- Work to be completed
With the pictures omitted, write out the entries that follow exactly as they stand.

- Material

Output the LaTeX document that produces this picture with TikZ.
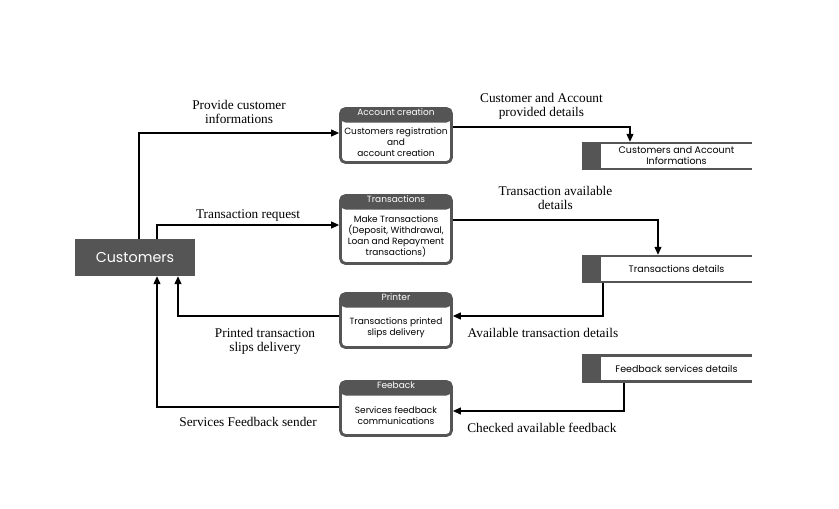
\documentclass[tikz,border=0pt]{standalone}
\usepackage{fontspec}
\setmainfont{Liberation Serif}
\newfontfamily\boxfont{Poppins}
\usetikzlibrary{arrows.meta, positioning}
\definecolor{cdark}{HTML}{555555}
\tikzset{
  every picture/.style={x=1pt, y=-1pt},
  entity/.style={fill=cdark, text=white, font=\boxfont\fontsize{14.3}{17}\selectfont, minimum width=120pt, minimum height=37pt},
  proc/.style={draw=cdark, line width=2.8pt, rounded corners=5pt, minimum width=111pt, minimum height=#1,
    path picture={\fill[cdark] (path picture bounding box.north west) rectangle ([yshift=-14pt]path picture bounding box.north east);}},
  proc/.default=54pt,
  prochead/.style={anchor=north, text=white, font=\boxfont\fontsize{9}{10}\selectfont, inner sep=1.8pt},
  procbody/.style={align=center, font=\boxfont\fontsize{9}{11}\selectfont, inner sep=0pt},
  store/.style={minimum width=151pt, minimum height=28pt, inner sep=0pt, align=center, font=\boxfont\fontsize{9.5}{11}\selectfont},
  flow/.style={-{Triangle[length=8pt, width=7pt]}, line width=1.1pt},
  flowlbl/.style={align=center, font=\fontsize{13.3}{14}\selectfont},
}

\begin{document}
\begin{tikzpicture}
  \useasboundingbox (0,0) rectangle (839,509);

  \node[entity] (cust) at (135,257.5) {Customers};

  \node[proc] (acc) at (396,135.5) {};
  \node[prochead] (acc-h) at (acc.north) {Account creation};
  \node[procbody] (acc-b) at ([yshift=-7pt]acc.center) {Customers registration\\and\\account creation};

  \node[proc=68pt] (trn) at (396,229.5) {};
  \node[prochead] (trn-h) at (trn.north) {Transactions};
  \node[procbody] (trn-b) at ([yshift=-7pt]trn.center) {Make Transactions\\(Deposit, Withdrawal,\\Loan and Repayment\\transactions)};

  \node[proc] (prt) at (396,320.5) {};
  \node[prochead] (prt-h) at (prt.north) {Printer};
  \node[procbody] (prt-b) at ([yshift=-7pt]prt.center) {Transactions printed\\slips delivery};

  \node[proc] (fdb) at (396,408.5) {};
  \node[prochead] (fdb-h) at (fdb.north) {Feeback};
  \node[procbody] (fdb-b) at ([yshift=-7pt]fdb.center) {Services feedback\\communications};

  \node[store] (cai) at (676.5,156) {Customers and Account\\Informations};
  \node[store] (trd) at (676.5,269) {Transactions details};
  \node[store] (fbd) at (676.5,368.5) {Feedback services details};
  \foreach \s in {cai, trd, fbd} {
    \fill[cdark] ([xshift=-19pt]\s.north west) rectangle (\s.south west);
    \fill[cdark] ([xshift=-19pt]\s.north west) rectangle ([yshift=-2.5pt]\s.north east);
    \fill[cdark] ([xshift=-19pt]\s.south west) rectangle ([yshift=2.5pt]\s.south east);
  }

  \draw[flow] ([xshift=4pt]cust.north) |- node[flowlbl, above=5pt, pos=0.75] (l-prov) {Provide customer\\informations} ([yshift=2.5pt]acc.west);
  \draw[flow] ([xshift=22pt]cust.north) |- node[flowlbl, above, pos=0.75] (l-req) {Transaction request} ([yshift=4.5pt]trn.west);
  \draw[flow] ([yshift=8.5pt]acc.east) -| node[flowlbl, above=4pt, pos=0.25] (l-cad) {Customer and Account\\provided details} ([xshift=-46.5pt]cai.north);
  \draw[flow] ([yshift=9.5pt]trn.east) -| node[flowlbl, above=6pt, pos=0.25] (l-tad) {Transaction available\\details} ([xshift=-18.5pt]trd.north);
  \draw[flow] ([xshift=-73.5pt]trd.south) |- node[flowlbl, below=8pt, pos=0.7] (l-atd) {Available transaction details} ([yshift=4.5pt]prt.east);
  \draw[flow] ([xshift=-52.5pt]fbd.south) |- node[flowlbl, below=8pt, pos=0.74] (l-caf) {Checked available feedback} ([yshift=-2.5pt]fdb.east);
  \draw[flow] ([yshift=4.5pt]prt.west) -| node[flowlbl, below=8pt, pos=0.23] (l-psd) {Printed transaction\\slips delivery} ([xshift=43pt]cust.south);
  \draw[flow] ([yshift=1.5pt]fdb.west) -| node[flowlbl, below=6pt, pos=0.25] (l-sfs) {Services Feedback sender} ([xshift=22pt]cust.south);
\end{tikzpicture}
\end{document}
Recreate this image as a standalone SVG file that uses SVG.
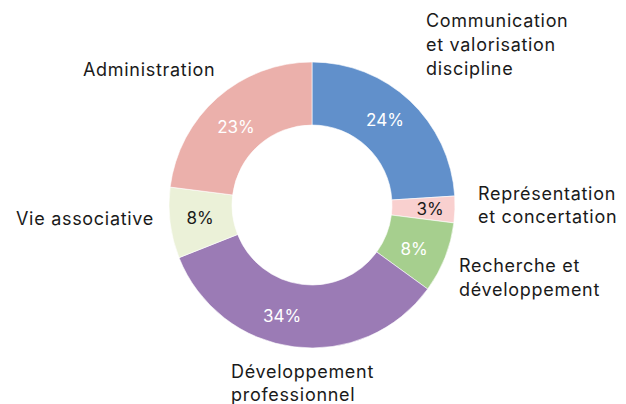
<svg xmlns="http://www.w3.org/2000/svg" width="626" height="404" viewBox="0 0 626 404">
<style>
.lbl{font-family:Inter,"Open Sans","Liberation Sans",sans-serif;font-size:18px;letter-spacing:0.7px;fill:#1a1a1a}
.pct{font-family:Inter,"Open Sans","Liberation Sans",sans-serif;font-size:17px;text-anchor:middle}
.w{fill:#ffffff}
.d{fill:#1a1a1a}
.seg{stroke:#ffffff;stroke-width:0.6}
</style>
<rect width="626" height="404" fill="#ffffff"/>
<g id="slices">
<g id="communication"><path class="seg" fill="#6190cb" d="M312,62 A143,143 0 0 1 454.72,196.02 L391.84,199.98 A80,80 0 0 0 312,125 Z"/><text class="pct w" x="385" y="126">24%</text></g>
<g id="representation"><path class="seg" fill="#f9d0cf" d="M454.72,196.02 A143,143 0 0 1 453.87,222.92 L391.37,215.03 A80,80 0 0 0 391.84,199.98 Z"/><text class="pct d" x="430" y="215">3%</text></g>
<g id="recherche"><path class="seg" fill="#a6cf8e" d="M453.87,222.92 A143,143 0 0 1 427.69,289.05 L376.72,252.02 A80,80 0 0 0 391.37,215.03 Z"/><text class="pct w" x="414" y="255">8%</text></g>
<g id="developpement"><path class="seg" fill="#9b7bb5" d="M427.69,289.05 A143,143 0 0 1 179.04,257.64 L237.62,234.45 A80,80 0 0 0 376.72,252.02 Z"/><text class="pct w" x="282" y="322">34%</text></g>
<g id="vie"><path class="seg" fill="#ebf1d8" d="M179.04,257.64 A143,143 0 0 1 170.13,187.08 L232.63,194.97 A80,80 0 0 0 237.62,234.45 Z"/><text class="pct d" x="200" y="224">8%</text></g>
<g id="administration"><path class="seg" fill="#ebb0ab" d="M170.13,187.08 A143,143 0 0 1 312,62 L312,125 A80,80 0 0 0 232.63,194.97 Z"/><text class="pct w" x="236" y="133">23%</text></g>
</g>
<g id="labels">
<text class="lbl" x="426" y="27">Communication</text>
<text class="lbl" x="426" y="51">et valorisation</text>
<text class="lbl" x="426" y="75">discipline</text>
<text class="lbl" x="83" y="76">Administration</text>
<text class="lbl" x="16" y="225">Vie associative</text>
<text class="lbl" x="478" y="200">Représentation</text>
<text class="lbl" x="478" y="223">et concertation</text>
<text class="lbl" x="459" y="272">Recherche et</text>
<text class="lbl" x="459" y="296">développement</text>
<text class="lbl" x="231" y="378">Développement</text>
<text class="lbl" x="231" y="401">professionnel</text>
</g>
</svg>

- Expected answer
Output the LaTeX document that produces this picture with TikZ.
\documentclass[tikz,border=0pt]{standalone}
\usepackage{fontspec}
\setmainfont{Liberation Serif}
\newfontfamily\boxfont{Poppins}
\usetikzlibrary{arrows.meta, positioning}
\definecolor{cdark}{HTML}{555555}
\tikzset{
  every picture/.style={x=1pt, y=-1pt},
  entity/.style={fill=cdark, text=white, font=\boxfont\fontsize{14.3}{17}\selectfont, minimum width=120pt, minimum height=37pt},
  proc/.style={draw=cdark, line width=2.8pt, rounded corners=5pt, minimum width=111pt, minimum height=#1,
    path picture={\fill[cdark] (path picture bounding box.north west) rectangle ([yshift=-14pt]path picture bounding box.north east);}},
  proc/.default=54pt,
  prochead/.style={anchor=north, text=white, font=\boxfont\fontsize{9}{10}\selectfont, inner sep=1.8pt},
  procbody/.style={align=center, font=\boxfont\fontsize{9}{11}\selectfont, inner sep=0pt},
  store/.style={minimum width=151pt, minimum height=28pt, inner sep=0pt, align=center, font=\boxfont\fontsize{9.5}{11}\selectfont},
  flow/.style={-{Triangle[length=8pt, width=7pt]}, line width=1.1pt},
  flowlbl/.style={align=center, font=\fontsize{13.3}{14}\selectfont},
}

\begin{document}
\begin{tikzpicture}
  \useasboundingbox (0,0) rectangle (839,509);

  \node[entity] (cust) at (135,257.5) {Customers};

  \node[proc] (acc) at (396,135.5) {};
  \node[prochead] (acc-h) at (acc.north) {Account creation};
  \node[procbody] (acc-b) at ([yshift=-7pt]acc.center) {Customers registration\\and\\account creation};

  \node[proc=68pt] (trn) at (396,229.5) {};
  \node[prochead] (trn-h) at (trn.north) {Transactions};
  \node[procbody] (trn-b) at ([yshift=-7pt]trn.center) {Make Transactions\\(Deposit, Withdrawal,\\Loan and Repayment\\transactions)};

  \node[proc] (prt) at (396,320.5) {};
  \node[prochead] (prt-h) at (prt.north) {Printer};
  \node[procbody] (prt-b) at ([yshift=-7pt]prt.center) {Transactions printed\\slips delivery};

  \node[proc] (fdb) at (396,408.5) {};
  \node[prochead] (fdb-h) at (fdb.north) {Feeback};
  \node[procbody] (fdb-b) at ([yshift=-7pt]fdb.center) {Services feedback\\communications};

  \node[store] (cai) at (676.5,156) {Customers and Account\\Informations};
  \node[store] (trd) at (676.5,269) {Transactions details};
  \node[store] (fbd) at (676.5,368.5) {Feedback services details};
  \foreach \s in {cai, trd, fbd} {
    \fill[cdark] ([xshift=-19pt]\s.north west) rectangle (\s.south west);
    \fill[cdark] ([xshift=-19pt]\s.north west) rectangle ([yshift=-2.5pt]\s.north east);
    \fill[cdark] ([xshift=-19pt]\s.south west) rectangle ([yshift=2.5pt]\s.south east);
  }

  \draw[flow] ([xshift=4pt]cust.north) |- node[flowlbl, above=5pt, pos=0.75] (l-prov) {Provide customer\\informations} ([yshift=2.5pt]acc.west);
  \draw[flow] ([xshift=22pt]cust.north) |- node[flowlbl, above, pos=0.75] (l-req) {Transaction request} ([yshift=4.5pt]trn.west);
  \draw[flow] ([yshift=8.5pt]acc.east) -| node[flowlbl, above=4pt, pos=0.25] (l-cad) {Customer and Account\\provided details} ([xshift=-46.5pt]cai.north);
  \draw[flow] ([yshift=9.5pt]trn.east) -| node[flowlbl, above=6pt, pos=0.25] (l-tad) {Transaction available\\details} ([xshift=-18.5pt]trd.north);
  \draw[flow] ([xshift=-73.5pt]trd.south) |- node[flowlbl, below=8pt, pos=0.7] (l-atd) {Available transaction details} ([yshift=4.5pt]prt.east);
  \draw[flow] ([xshift=-52.5pt]fbd.south) |- node[flowlbl, below=8pt, pos=0.74] (l-caf) {Checked available feedback} ([yshift=-2.5pt]fdb.east);
  \draw[flow] ([yshift=4.5pt]prt.west) -| node[flowlbl, below=8pt, pos=0.23] (l-psd) {Printed transaction\\slips delivery} ([xshift=43pt]cust.south);
  \draw[flow] ([yshift=1.5pt]fdb.west) -| node[flowlbl, below=6pt, pos=0.25] (l-sfs) {Services Feedback sender} ([xshift=22pt]cust.south);
\end{tikzpicture}
\end{document}
Recreate this image as a standalone SVG file that uses SVG.
<svg xmlns="http://www.w3.org/2000/svg" width="626" height="404" viewBox="0 0 626 404">
<style>
.lbl{font-family:Inter,"Open Sans","Liberation Sans",sans-serif;font-size:18px;letter-spacing:0.7px;fill:#1a1a1a}
.pct{font-family:Inter,"Open Sans","Liberation Sans",sans-serif;font-size:17px;text-anchor:middle}
.w{fill:#ffffff}
.d{fill:#1a1a1a}
.seg{stroke:#ffffff;stroke-width:0.6}
</style>
<rect width="626" height="404" fill="#ffffff"/>
<g id="slices">
<g id="communication"><path class="seg" fill="#6190cb" d="M312,62 A143,143 0 0 1 454.72,196.02 L391.84,199.98 A80,80 0 0 0 312,125 Z"/><text class="pct w" x="385" y="126">24%</text></g>
<g id="representation"><path class="seg" fill="#f9d0cf" d="M454.72,196.02 A143,143 0 0 1 453.87,222.92 L391.37,215.03 A80,80 0 0 0 391.84,199.98 Z"/><text class="pct d" x="430" y="215">3%</text></g>
<g id="recherche"><path class="seg" fill="#a6cf8e" d="M453.87,222.92 A143,143 0 0 1 427.69,289.05 L376.72,252.02 A80,80 0 0 0 391.37,215.03 Z"/><text class="pct w" x="414" y="255">8%</text></g>
<g id="developpement"><path class="seg" fill="#9b7bb5" d="M427.69,289.05 A143,143 0 0 1 179.04,257.64 L237.62,234.45 A80,80 0 0 0 376.72,252.02 Z"/><text class="pct w" x="282" y="322">34%</text></g>
<g id="vie"><path class="seg" fill="#ebf1d8" d="M179.04,257.64 A143,143 0 0 1 170.13,187.08 L232.63,194.97 A80,80 0 0 0 237.62,234.45 Z"/><text class="pct d" x="200" y="224">8%</text></g>
<g id="administration"><path class="seg" fill="#ebb0ab" d="M170.13,187.08 A143,143 0 0 1 312,62 L312,125 A80,80 0 0 0 232.63,194.97 Z"/><text class="pct w" x="236" y="133">23%</text></g>
</g>
<g id="labels">
<text class="lbl" x="426" y="27">Communication</text>
<text class="lbl" x="426" y="51">et valorisation</text>
<text class="lbl" x="426" y="75">discipline</text>
<text class="lbl" x="83" y="76">Administration</text>
<text class="lbl" x="16" y="225">Vie associative</text>
<text class="lbl" x="478" y="200">Représentation</text>
<text class="lbl" x="478" y="223">et concertation</text>
<text class="lbl" x="459" y="272">Recherche et</text>
<text class="lbl" x="459" y="296">développement</text>
<text class="lbl" x="231" y="378">Développement</text>
<text class="lbl" x="231" y="401">professionnel</text>
</g>
</svg>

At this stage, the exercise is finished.